## start Collected data
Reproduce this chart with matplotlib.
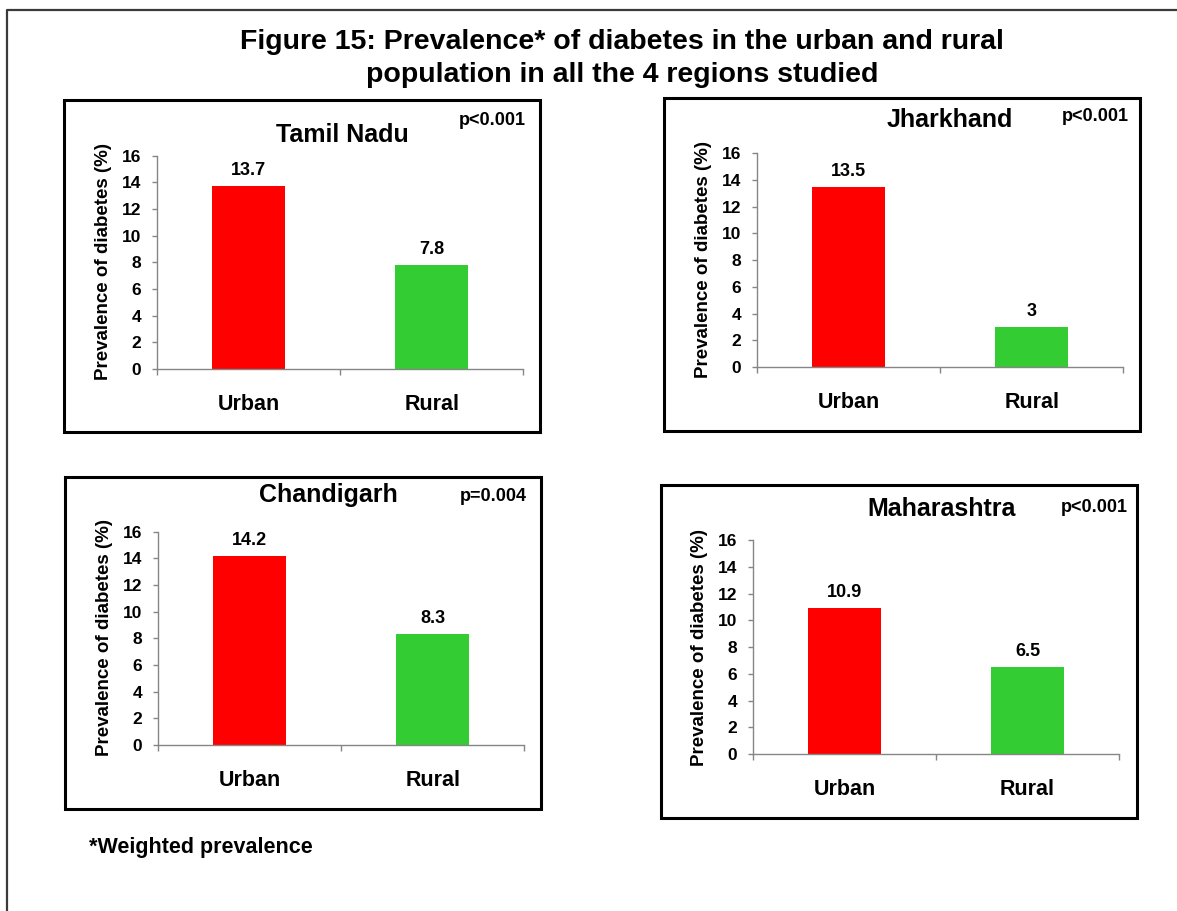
import matplotlib
matplotlib.use("Agg")
import matplotlib.pyplot as plt
from matplotlib.patches import Rectangle
from matplotlib.lines import Line2D

plt.rcParams["font.family"] = ["Liberation Sans", "DejaVu Sans"]
plt.rcParams["font.weight"] = "bold"

# ---- data -------------------------------------------------------------
categories = ["Urban", "Rural"]
regions = ["Tamil Nadu", "Jharkhand", "Chandigarh", "Maharashtra"]
p_values = ["p<0.001", "p<0.001", "p=0.004", "p<0.001"]
tamil_nadu = [13.7, 7.8]
jharkhand = [13.5, 3]
chandigarh = [14.2, 8.3]
maharashtra = [10.9, 6.5]
series = [tamil_nadu, jharkhand, chandigarh, maharashtra]
y_ticks = [0, 2, 4, 6, 8, 10, 12, 14, 16]

bar_colors = ["#FF0000", "#33CC33"]
axis_gray = "#868686"

W, H = 1177, 911
fig = plt.figure(figsize=(W / 100, H / 100), dpi=100)


def fx(x):
    return x / W


def fy(y):
    return 1 - y / H


def px2pt(p):
    return p * 72 / 100


# panel layout in pixels: frame box, plot area, title/p-value positions
layouts = [
    dict(box=(64, 99.5, 540, 432), ax=(157.3, 155.7, 523.3, 369),
         title=(342.5, 141.7), p=(492, 125), ylab=(103.5, 262)),
    dict(box=(664, 98.3, 1140, 430.7), ax=(757, 153.3, 1123.3, 367),
         title=(949.7, 127), p=(1095.7, 121), ylab=(703.5, 260)),
    dict(box=(65, 476.7, 541, 809), ax=(158.3, 531.7, 524.3, 745),
         title=(328, 502.3), p=(493.6, 500.7), ylab=(104.5, 638)),
    dict(box=(660.7, 485.3, 1136.6, 817.5), ax=(753.3, 540.3, 1119, 754),
         title=(942, 515.7), p=(1094, 511.7), ylab=(699.5, 647)),
]

# outer page frame (left and top edges)
fig.add_artist(Line2D([fx(7), fx(7), fx(W + 5)], [fy(H + 5), fy(10), fy(10)],
                      transform=fig.transFigure, color="#3a3a3a", lw=1.6))

fig.text(fx(622), fy(49), "Figure 15: Prevalence* of diabetes in the urban and rural",
         ha="center", va="baseline", fontsize=20.5, fontweight="bold")
fig.text(fx(622), fy(82), "population in all the 4 regions studied",
         ha="center", va="baseline", fontsize=20.5, fontweight="bold")

for region, pval, vals, lay in zip(regions, p_values, series, layouts):
    bx0, by0, bx1, by1 = lay["box"]
    fig.add_artist(Rectangle((fx(bx0), fy(by1)), (bx1 - bx0) / W, (by1 - by0) / H,
                             transform=fig.transFigure, fill=False,
                             edgecolor="black", lw=2.2))

    ax0, ay16, ax1, ay0 = lay["ax"]
    ax = fig.add_axes([fx(ax0), fy(ay0), (ax1 - ax0) / W, (ay0 - ay16) / H])
    xs = [0.5, 1.5]
    ax.bar(xs, vals, width=0.4, color=bar_colors, edgecolor="none", zorder=2)
    for x, v in zip(xs, vals):
        ax.annotate(f"{v:g}", xy=(x, v), xytext=(0, px2pt(11)),
                    textcoords="offset points", ha="center", va="baseline",
                    fontsize=13, fontweight="bold")

    ax.set_xlim(0, 2)
    ax.set_ylim(0, 16)
    ax.set_yticks(y_ticks)
    ax.set_yticklabels([str(t) for t in y_ticks])
    ax.set_xticks(xs)
    ax.set_xticklabels(categories)
    ax.set_xticks([0, 1, 2], minor=True)
    ax.tick_params(axis="x", which="major", length=0, pad=18,
                   labelsize=15.5)
    ax.tick_params(axis="x", which="minor", length=px2pt(6), width=1,
                   color=axis_gray, direction="out")
    ax.tick_params(axis="y", which="major", length=px2pt(5), width=1,
                   color=axis_gray, direction="out", pad=8, labelsize=12.5)
    for lbl in ax.get_xticklabels() + ax.get_yticklabels():
        lbl.set_fontweight("bold")
    for side in ("top", "right"):
        ax.spines[side].set_visible(False)
    for side in ("left", "bottom"):
        ax.spines[side].set_color(axis_gray)
        ax.spines[side].set_linewidth(1.0)
    ax.patch.set_alpha(0)

    tx, ty = lay["title"]
    fig.text(fx(tx), fy(ty), region, ha="center", va="baseline",
             fontsize=18, fontweight="bold")
    ppx, ppy = lay["p"]
    fig.text(fx(ppx), fy(ppy), pval, ha="center", va="baseline",
             fontsize=13, fontweight="bold")
    lx, ly = lay["ylab"]
    fig.text(fx(lx), fy(ly), "Prevalence of diabetes (%)", rotation=90,
             ha="center", va="center", fontsize=13.5, fontweight="bold")

fig.text(fx(89), fy(853), "*Weighted prevalence", ha="left", va="baseline",
         fontsize=15.5, fontweight="bold")

fig.savefig("out.png", dpi=100, facecolor="white")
## end Collected data
- **Aim**
Repeat only the lines between the start of the data and the line with "y_ticks = [0, 2, 4, 6, 8, 10, 12, 14, 16]", including those two lines, and skip the pictures.

- **Complete output**
Reproduce this chart with matplotlib.
import matplotlib
matplotlib.use("Agg")
import matplotlib.pyplot as plt
from matplotlib.patches import Rectangle
from matplotlib.lines import Line2D

plt.rcParams["font.family"] = ["Liberation Sans", "DejaVu Sans"]
plt.rcParams["font.weight"] = "bold"

# ---- data -------------------------------------------------------------
categories = ["Urban", "Rural"]
regions = ["Tamil Nadu", "Jharkhand", "Chandigarh", "Maharashtra"]
p_values = ["p<0.001", "p<0.001", "p=0.004", "p<0.001"]
tamil_nadu = [13.7, 7.8]
jharkhand = [13.5, 3]
chandigarh = [14.2, 8.3]
maharashtra = [10.9, 6.5]
series = [tamil_nadu, jharkhand, chandigarh, maharashtra]
y_ticks = [0, 2, 4, 6, 8, 10, 12, 14, 16]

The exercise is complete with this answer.